DÉFENSE DE LA CHAIR, MENACÉE D’EFFACEMENT
Un cri de colère, plutôt qu’un essai académique. Un appel à résister au monde lisse et asexué qui nous menace, quand « tout est devenu effroyablement salubre ». Un plaidoyer pour la jouissance, ses terreurs, sa puissance, ses paradoxes, son ancrage immémorial dans la nature des corps. Un ton vibrant, provocant, habité, parfois échevelé ou irritant, à l’image de tous les héritages dont il se réclame pour mieux secouer nos pseudo-assurances de l’heure. Contre un présent si cool, si propre, le passé dont ce livre veut faire une arme rassemble sorcières, artistes, kabbalistes, génies du mal… entre autres.

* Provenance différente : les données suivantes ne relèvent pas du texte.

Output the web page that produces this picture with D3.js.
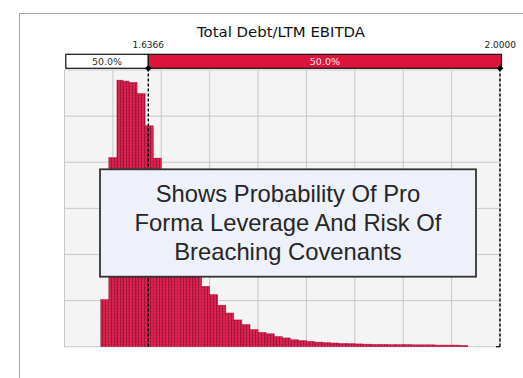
<!DOCTYPE html>
<html>
<head>
<meta charset="utf-8">
<script src="https://cdn.jsdelivr.net/npm/d3@7"></script>
<style>
  body { margin: 0; background: #fff; }
  svg { display: block; }
</style>
</head>
<body>
<svg id="chart" width="523" height="378"></svg>
<script>
// ---- Forecast data: Total Debt / LTM EBITDA ----
const chartTitle = "Total Debt/LTM EBITDA";

// histogram bin edges (leverage multiple) and trial counts per bin
const binEdges = [
  1.5875, 1.5958, 1.6042, 1.6104, 1.6167, 1.6250, 1.6333, 1.6417, 1.6500,
  1.6583, 1.6667, 1.6750, 1.6833, 1.6917, 1.7000, 1.7083, 1.7167, 1.7250,
  1.7333, 1.7417, 1.7500, 1.7583, 1.7667, 1.7750, 1.7833, 1.7917, 1.8000,
  1.8083, 1.8167, 1.8250, 1.8333, 1.8417, 1.8500, 1.8583, 1.8667, 1.8750,
  1.8833, 1.8917, 1.9000, 1.9083, 1.9167, 1.9250, 1.9333, 1.9417, 1.9500,
  1.9583, 1.9667
];
const frequency = [
  102, 410, 578, 576, 573, 549, 479, 409, 340,
  285, 238, 198, 162, 131, 113, 90, 73, 58,
  48, 37, 31, 28, 22, 19, 15, 13, 11.5,
  10, 8.7, 8, 7, 6.5, 6, 5.5, 5, 5,
  4.5, 4.5, 4.5, 4, 4, 4, 3.5, 3.5, 3.5,
  3
];

const xDomain = [1.55, 2.0];
const xGridValues = [1.60, 1.65, 1.70, 1.75, 1.80, 1.85, 1.90, 1.95];
const yDomain = [0, 600];
const yGridValues = [100, 200, 300, 400, 500];

// certainty range markers
const certaintyBounds = [1.6366, 2.0];
const certaintyLabels = ["1.6366", "2.0000"];
const shareLabels = ["50.0%", "50.0%"];

const noteLines = [
  "Shows Probability Of Pro",
  "Forma Leverage And Risk Of",
  "Breaching Covenants"
];

// ---- Layout ----
const plot = { left: 64.5, right: 500, top: 70, bottom: 346.7 };

const svg = d3.select("#chart");

const x = d3.scaleLinear().domain(xDomain).range([plot.left, plot.right]);
const y = d3.scaleLinear().domain(yDomain).range([plot.bottom, plot.top]);

// bar texture
const defs = svg.append("defs");
const pat = defs.append("pattern")
  .attr("id", "weave").attr("patternUnits", "userSpaceOnUse")
  .attr("width", 3).attr("height", 3);
pat.append("rect").attr("width", 3).attr("height", 3).attr("fill", "#de2450");
pat.append("rect").attr("x", 0).attr("width", 1).attr("height", 3).attr("fill", "#a8143c");
pat.append("rect").attr("y", 2).attr("width", 3).attr("height", 1).attr("fill", "rgba(110,0,30,0.14)");

// outer frame
svg.append("rect")
  .attr("x", 19.5).attr("y", 13.5).attr("width", 520).attr("height", 400)
  .attr("fill", "none").attr("stroke", "#a6a6a6").attr("stroke-width", 1);

// title
svg.append("text")
  .attr("x", 281).attr("y", 36.7)
  .attr("text-anchor", "middle")
  .attr("font-family", "DejaVu Sans, Verdana, sans-serif")
  .attr("font-size", 14)
  .attr("textLength", 168).attr("lengthAdjust", "spacingAndGlyphs")
  .attr("fill", "#111")
  .text(chartTitle);

// plot background and grid
svg.append("rect")
  .attr("x", plot.left).attr("y", plot.top)
  .attr("width", plot.right - plot.left).attr("height", plot.bottom - plot.top)
  .attr("fill", "#f4f4f4").attr("stroke", "#c8c8c8").attr("stroke-width", 1);

svg.append("g").selectAll("line").data(xGridValues).join("line")
  .attr("x1", d => x(d)).attr("x2", d => x(d))
  .attr("y1", plot.top).attr("y2", plot.bottom)
  .attr("stroke", "#c8c8c8").attr("stroke-width", 1);

svg.append("g").selectAll("line").data(yGridValues).join("line")
  .attr("x1", plot.left).attr("x2", plot.right)
  .attr("y1", d => y(d)).attr("y2", d => y(d))
  .attr("stroke", "#c8c8c8").attr("stroke-width", 1);

// histogram bars
const bins = frequency.map((f, i) => ({ lo: binEdges[i], hi: binEdges[i + 1], f }));
svg.append("g").selectAll("rect").data(bins).join("rect")
  .attr("x", d => x(d.lo))
  .attr("y", d => y(d.f))
  .attr("width", d => x(d.hi) - x(d.lo))
  .attr("height", d => y(0) - y(d.f))
  .attr("fill", "url(#weave)")
  .attr("stroke", "#b0163e").attr("stroke-width", 0.5);

// certainty range lines
svg.append("g").selectAll("line").data(certaintyBounds).join("line")
  .attr("x1", d => x(d)).attr("x2", d => x(d))
  .attr("y1", 68.5).attr("y2", plot.bottom)
  .attr("stroke", "#000").attr("stroke-width", 1.4)
  .attr("stroke-dasharray", "3,2");

svg.append("line")
  .attr("x1", x(certaintyBounds[1]) - 4).attr("x2", x(certaintyBounds[1]))
  .attr("y1", plot.bottom).attr("y2", plot.bottom)
  .attr("stroke", "#000").attr("stroke-width", 1.2);

// split bar above the plot
const barTop = 54.3, barH = 14;
const segs = [
  { lo: xDomain[0], hi: certaintyBounds[0], fill: "#ffffff", text: "#333", label: shareLabels[0] },
  { lo: certaintyBounds[0], hi: certaintyBounds[1], fill: "#dc143c", text: "#fde8ec", label: shareLabels[1] }
];
const segX = d => (d.lo === xDomain[0] ? x(d.lo) + 1.3 : x(d.lo));
const segX2 = d => (d.hi === xDomain[1] ? x(d.hi) + 1.5 : x(d.hi));
svg.append("g").selectAll("rect").data(segs).join("rect")
  .attr("x", segX).attr("y", barTop)
  .attr("width", d => segX2(d) - segX(d)).attr("height", barH)
  .attr("fill", d => d.fill).attr("stroke", "#111").attr("stroke-width", 1.2);
svg.append("g").selectAll("text").data(segs).join("text")
  .attr("x", d => (segX(d) + segX2(d)) / 2).attr("y", barTop + 11)
  .attr("text-anchor", "middle")
  .attr("font-family", "DejaVu Sans, Verdana, sans-serif")
  .attr("font-size", 9.5)
  .attr("fill", d => d.text)
  .text(d => d.label);

// bound labels and markers
svg.append("g").selectAll("text").data(certaintyBounds).join("text")
  .attr("x", (d, i) => i === 0 ? x(d) : x(d) + 16)
  .attr("y", 48.3)
  .attr("text-anchor", (d, i) => i === 0 ? "middle" : "end")
  .attr("font-family", "DejaVu Sans, Verdana, sans-serif")
  .attr("font-size", 9)
  .attr("fill", "#222")
  .text((d, i) => certaintyLabels[i]);

svg.append("g").selectAll("path").data(certaintyBounds).join("path")
  .attr("d", d3.symbol(d3.symbolSquare).size(22))
  .attr("transform", d => `translate(${x(d)},${barTop + barH}) rotate(45)`)
  .attr("fill", "#000");

// annotation box
const note = svg.append("g");
note.append("rect")
  .attr("x", 100).attr("y", 169.3).attr("width", 376).attr("height", 107.4)
  .attr("fill", "#eef0fa").attr("stroke", "#333").attr("stroke-width", 1.8);
note.selectAll("text").data(noteLines).join("text")
  .attr("x", 288)
  .attr("y", (d, i) => 201.5 + i * 29.2)
  .attr("text-anchor", "middle")
  .attr("font-family", "Liberation Sans, Arial, sans-serif")
  .attr("font-size", 23.8)
  .attr("fill", "#262626")
  .text(d => d);
</script>
</body>
</html>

La fougue de David Haziza, on l’aura compris, ne saurait laisser indifférent. Avec Le procès de la chair. Essai contre les nouveau puritains, ce philosophe de 34 ans, normalien, qui vit à New York et enseigne la littérature française à Columbia University, jette dans le marigot de l’époque un pavé virulent et vigoureux. Déjà remarqué pour sa traduction nouvelle et son libre commentaire du Cantique des Cantiques (Talisman sur ton Coeur, Cerf, 2017), l’écrivain se fait cette fois polémiste, pour défendre la vie – rien de moins.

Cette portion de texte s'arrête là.